A vida corre toda sobre a água neste mundo de gente anfíbia que muda de endereço quando muda a estação: durante a monção, com a subida das águas, o casario troca de poiso e de configuração, um pouco como acontece com as aldeias flutuantes dos Uros do lago Titicaca, nos Andes. É gente anfíbia e mais aquática do que outra coisa. Vão a terra uma ou outra vez, mas quase tudo se faz de barco. Vai-se às compras de barco, como aos templos, à igreja cristã e azul, a casa dos vizinhos, à escola.
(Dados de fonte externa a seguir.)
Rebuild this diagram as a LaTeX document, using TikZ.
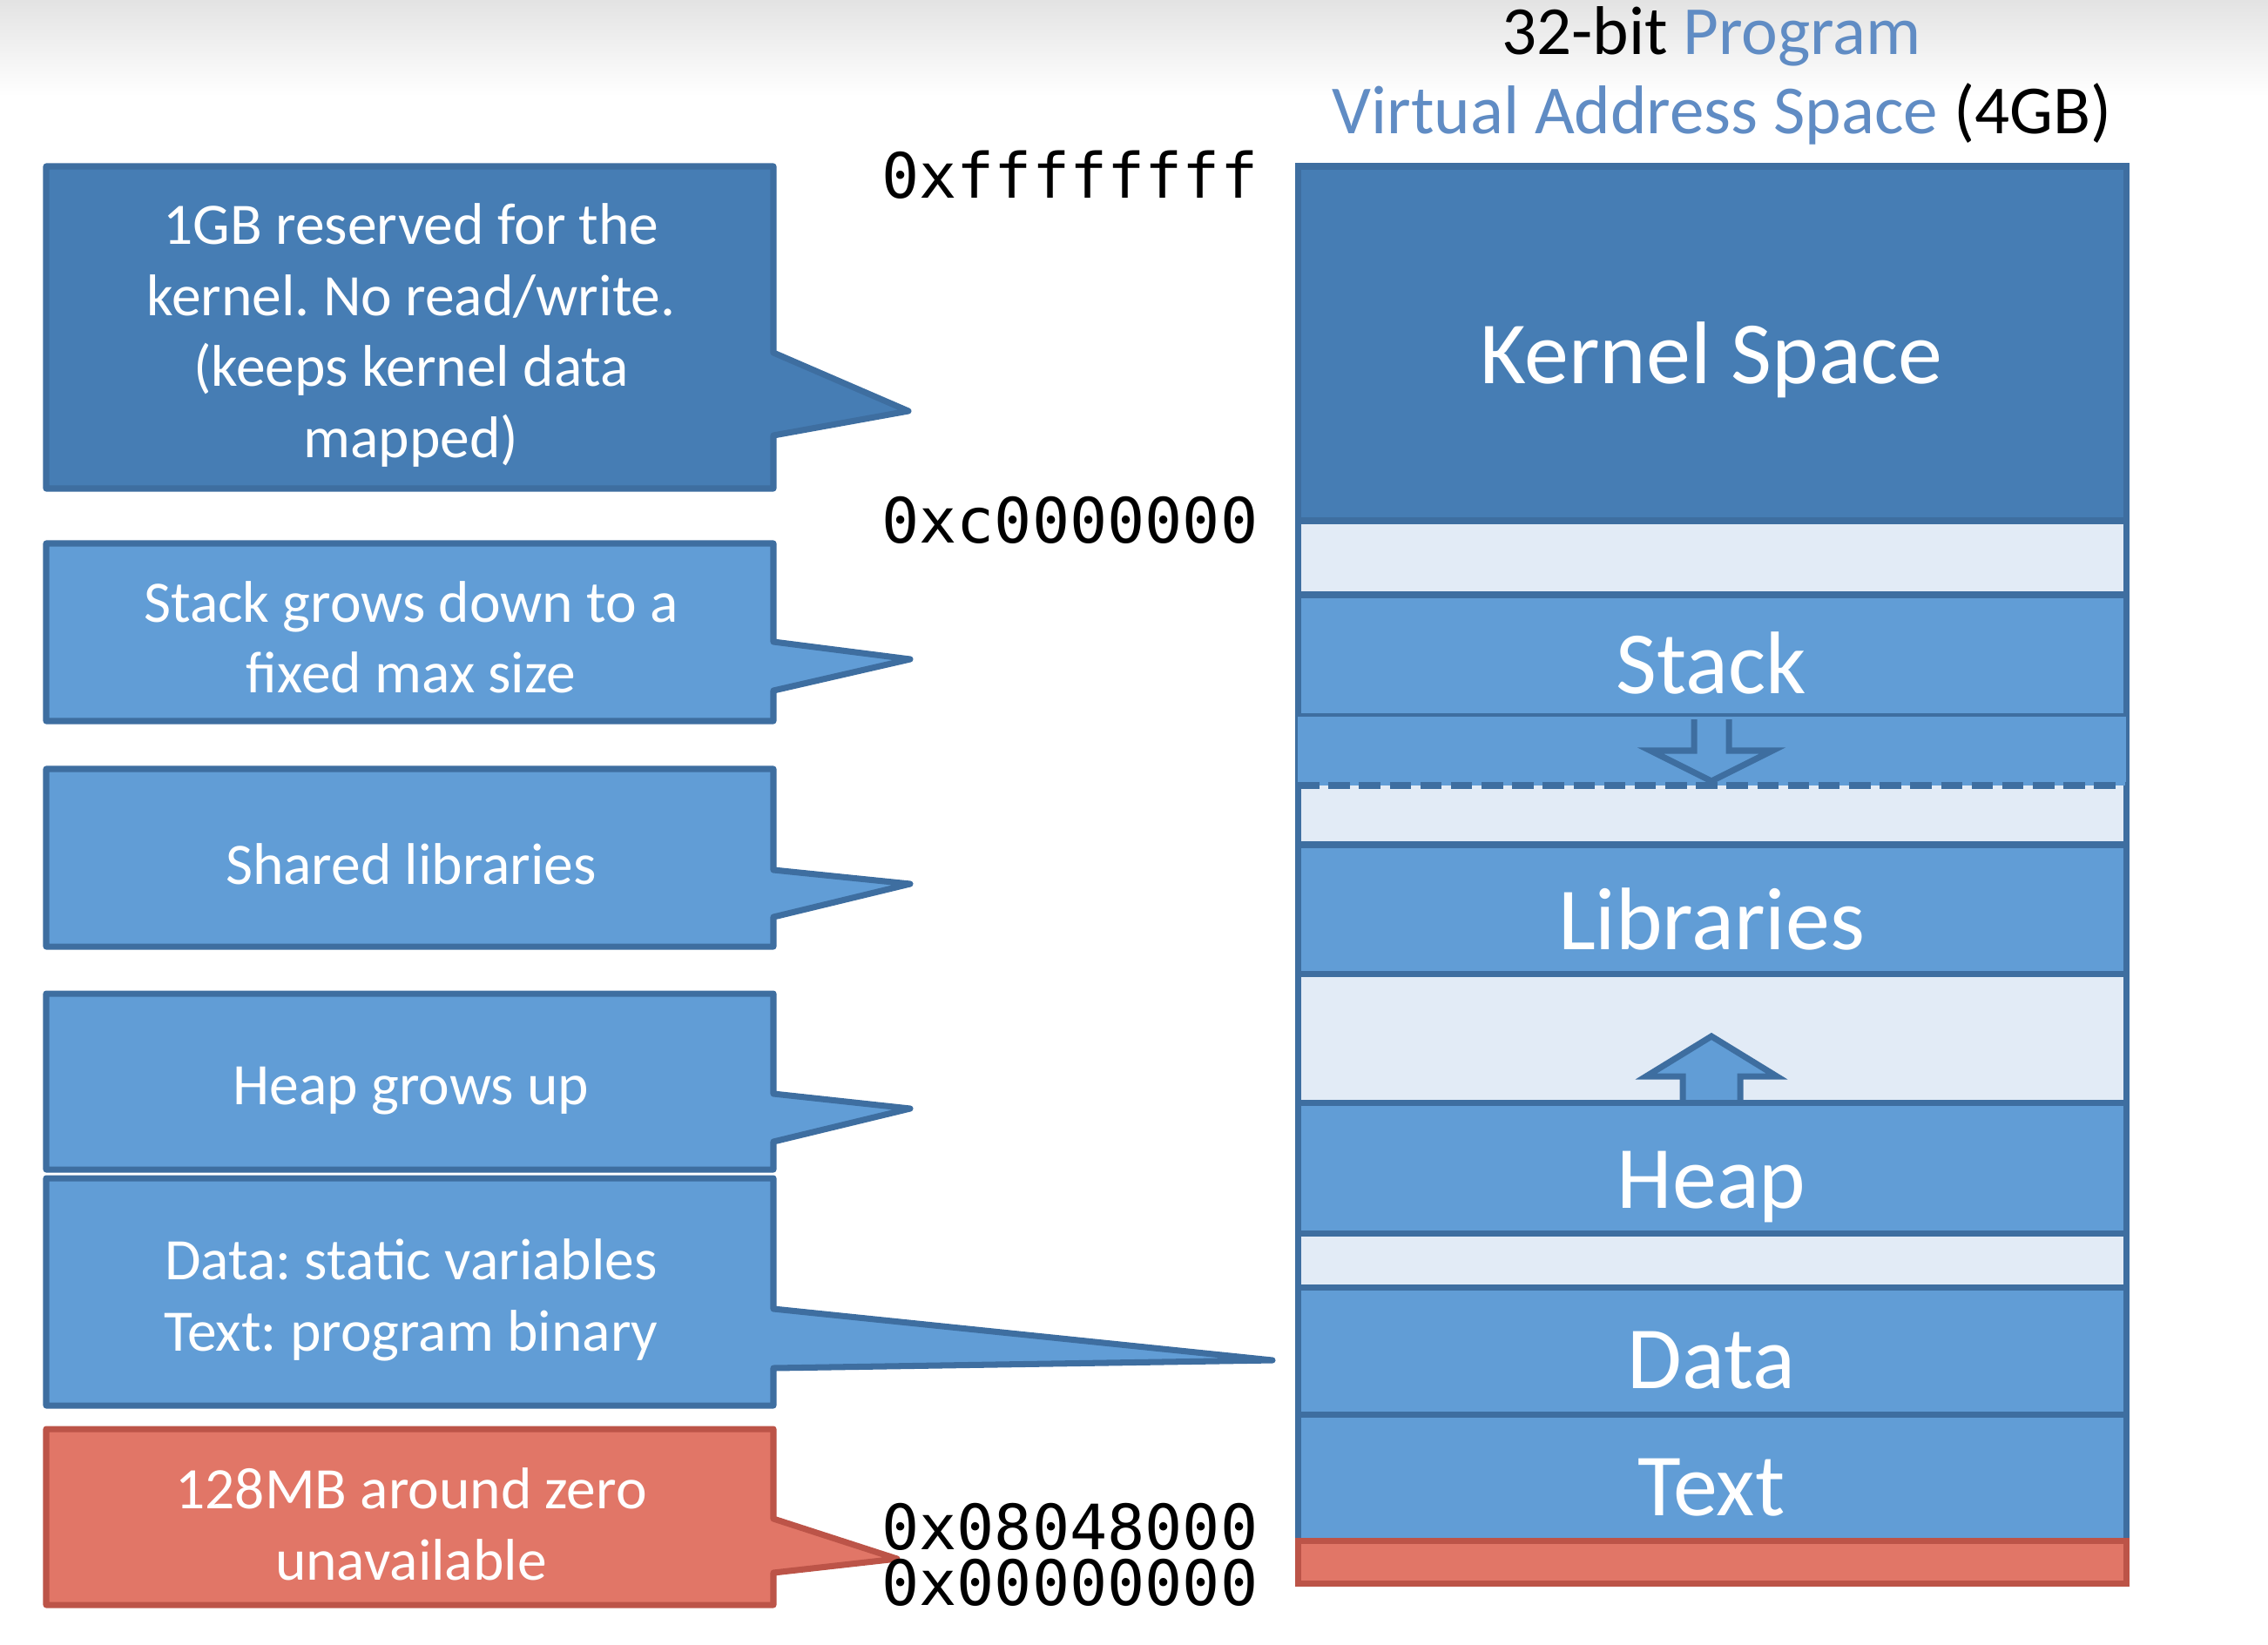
\documentclass[tikz,border=0pt]{standalone}
\usepackage{fontspec}
\setmainfont{Carlito}
\newfontfamily\monof{DejaVu Sans Mono}
\frenchspacing
\definecolor{kblue}{RGB}{70,125,180}
\definecolor{mblue}{RGB}{97,157,214}
\definecolor{bblue}{RGB}{62,110,160}
\definecolor{lblue}{RGB}{226,235,246}
\definecolor{rfill}{RGB}{225,118,103}
\definecolor{rline}{RGB}{188,84,72}
\definecolor{tblue}{RGB}{96,140,196}
\tikzset{
  blk/.style={fill=mblue,draw=bblue,line width=2pt},
  kblk/.style={fill=kblue,draw=bblue,line width=2pt},
  rblk/.style={fill=rfill,draw=rline,line width=2pt},
  gap/.style={fill=lblue},
  seglabel/.style={text=white,font=\fontsize{29}{34}\selectfont,anchor=base,inner sep=0pt},
  calltext/.style={text=white,font=\fontsize{19.2}{23.2}\selectfont,align=center,inner sep=0pt},
  addr/.style={font=\monof\fontsize{20.4}{24}\selectfont,anchor=base east,inner sep=0pt},
  ttl/.style={font=\fontsize{22.5}{27}\selectfont,inner sep=0pt},
  callbox/.style={fill=mblue,draw=bblue,line width=2pt,line join=round},
}
\begin{document}
\begin{tikzpicture}[x=0.01cm,y=-0.01cm]
\useasboundingbox (0,0) rectangle (2604,1888);
\fill[white] (0,0) rectangle (2604,1888);
\shade[top color=black!11,bottom color=white] (0,0) rectangle (2604,110);

% ---- memory column ----
\draw[gap,draw=bblue,line width=2pt] (1490,191) rectangle (2441,1818);
\draw[kblk] (1490,191) rectangle (2441,598);
\draw[blk] (1490,683) rectangle (2441,823);
\fill[mblue] (1490,823) rectangle (2441,902);
\draw[bblue,line width=2pt,dashed,dash pattern=on 7pt off 3pt] (1490,902) -- (2441,902);
% hollow down arrow
\draw[fill=mblue,draw=bblue,line width=2pt,line join=miter]
  (1945,826) -- (1945,862) -- (1895,862) -- (1965,897) -- (2035,862) -- (1985,862) -- (1985,826);
\draw[blk] (1490,970) rectangle (2441,1118);
% up arrow
\draw[fill=mblue,draw=bblue,line width=2pt,line join=miter]
  (1932,1268) -- (1932,1236) -- (1890,1236) -- (1965,1190) -- (2040,1236) -- (1998,1236) -- (1998,1268);
\draw[blk] (1490,1266) rectangle (2441,1416);
\draw[blk] (1490,1478) rectangle (2441,1624);
\draw[blk] (1490,1624) rectangle (2441,1769);
\draw[rblk] (1490,1769) rectangle (2441,1818);

\node[seglabel] (kern) at (1965,440) {Kernel Space};
\node[seglabel] (stack) at (1965,796) {Stack};
\node[seglabel] (libs) at (1965,1090) {Libraries};
\node[seglabel] (heap) at (1965,1387) {Heap};
\node[seglabel] (data) at (1965,1594) {Data};
\node[seglabel] (text) at (1965,1740) {Text};

% ---- callouts ----
\draw[callbox,fill=kblue] (53,191) -- (888,191) -- (888,405) -- (1043,472) -- (888,500) -- (888,561) -- (53,561) -- cycle;
\node[calltext] (ck) at (472,385) {1GB reserved for the\\kernel. No read/write.\\(keeps kernel data\\mapped)};

\draw[callbox] (53,624) -- (888,624) -- (888,737) -- (1045,757) -- (888,793) -- (888,828) -- (53,828) -- cycle;
\node[calltext] (cs) at (472,732) {Stack grows down to a\\fixed max size};

\draw[callbox] (53,883) -- (888,883) -- (888,999) -- (1045,1015) -- (888,1053) -- (888,1087) -- (53,1087) -- cycle;
\node[calltext] (cl) at (472,992) {Shared libraries};

\draw[callbox] (53,1141) -- (888,1141) -- (888,1256) -- (1045,1273) -- (888,1311) -- (888,1343) -- (53,1343) -- cycle;
\node[calltext] (ch) at (472,1253) {Heap grows up};

\draw[callbox] (53,1353) -- (888,1353) -- (888,1503) -- (1461,1562) -- (888,1571) -- (888,1614) -- (53,1614) -- cycle;
\node[calltext] (cd) at (472,1493) {Data: static variables\\Text: program binary};

\draw[callbox,fill=rfill,draw=rline] (53,1641) -- (888,1641) -- (888,1744) -- (1030,1790) -- (888,1806) -- (888,1843) -- (53,1843) -- cycle;
\node[calltext] (cr) at (472,1750) {128MB around zero\\unavailable};

% ---- addresses ----
\node[addr] (a1) at (1445,228) {0xffffffff};
\node[addr] (a2) at (1445,623) {0xc0000000};
\node[addr] (a3) at (1445,1779) {0x08048000};
\node[addr] (a4) at (1445,1843) {0x00000000};

% ---- title ----
\node[ttl,anchor=base] (t1) at (1965,63) {32-bit \textcolor{tblue}{Program}};
\node[ttl,anchor=base east] (t2) at (2425,153) {\textcolor{tblue}{Virtual Address Space} (4GB)};
\end{tikzpicture}
\end{document}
Com as suas mochilinhas e as fardas do regulamento, lá vai a petizada toda a remar.
O Tonlé Sap, classificado como Reserva da Biofera desde 1997, é tudo para esta gente. Não é apenas a maior reserva de água doce do Sudeste Asiático; é também uma imensa reserva de pesca, uma das mais fecundas do mundo. Está agora ameaçado pela pressão excessiva das actividades piscatórias – tragicamente o único recurso disponível para as populações das aldeias flutuantes dispersas pelo lago. O governo legisla constrangimentos, reproduzindo as lógicas de conservação habituais entre os sítios classificados como Reserva da Biosfera – mas sem outros programas de compensação eficazes, o ciclo de pobreza tende a agravar-se. Num tão belo cenário, de abundância ameaçada, o que não fica nas imagens digitais dos viajantes em trânsito é o que Wang Jian, um jornalista de Singapura que segue também a bordo do Chann Na, sintetiza no que para ele poderá ser o título adequado para a reportagem que tenciona escrever para um jornal de Singapura: The dark side of the lake.
Miradouro em movimento
Às tantas, a tarde a meio e dissipadas as sete hipotéticas horas de jornada, na previsão mais ilusionista, vai uma parte dos passageiros inconsolável já de demasiada aventura, ou da falta dela, encurralada a expedição numa peganhosa monotonia... Um ramerrão enfadonho – há-de matutar a sonolência de uns quantos, a cabecear com o calor e o balanço –, este de só água e céu a vista alcançar e de os barcos só ao longe se darem a ver, que nem neles os indígenas se distinguem ao estender os braços no arremessar das redes, vagas silhuetas, apenas, em contraste com o clarão da linha do horizonte. Uns dormitam, numa aflição de (não) ver o tempo passar, tão calaceiro, outros recolhem-se, alheados da viagem, em leituras de best-sellers.
A dormência da luz, a humidade tropical e o sono quase fazem perder a transição: de um momento para o outro navegamos outra vez num braço de água, de novo enlameada, furando entre barrancos baixos e caniçais, num lanço a contra-corrente. Subimos agora o rio que vem de Battambang, o Sangkae, um dos muitos cursos de água que alimenta a reserva do Tonlé Sap. O motor da lancha ronca e as margens devolvem-nos um eco cavo e contínuo, belicoso, nada bucólico. É por estas bandas que se aclara a causa do desagrado dos pescadores locais por estas pitorescas jornadas de desocupados estrangeiros: enrolam-se as redes nas hélices intrusas e depois de arrastadas pausas para as libertar, com a barca a sacudir-se em espasmos, para ali ficam, rotas, retalhadas, sob o mirar submisso dos fotogénicos nativos.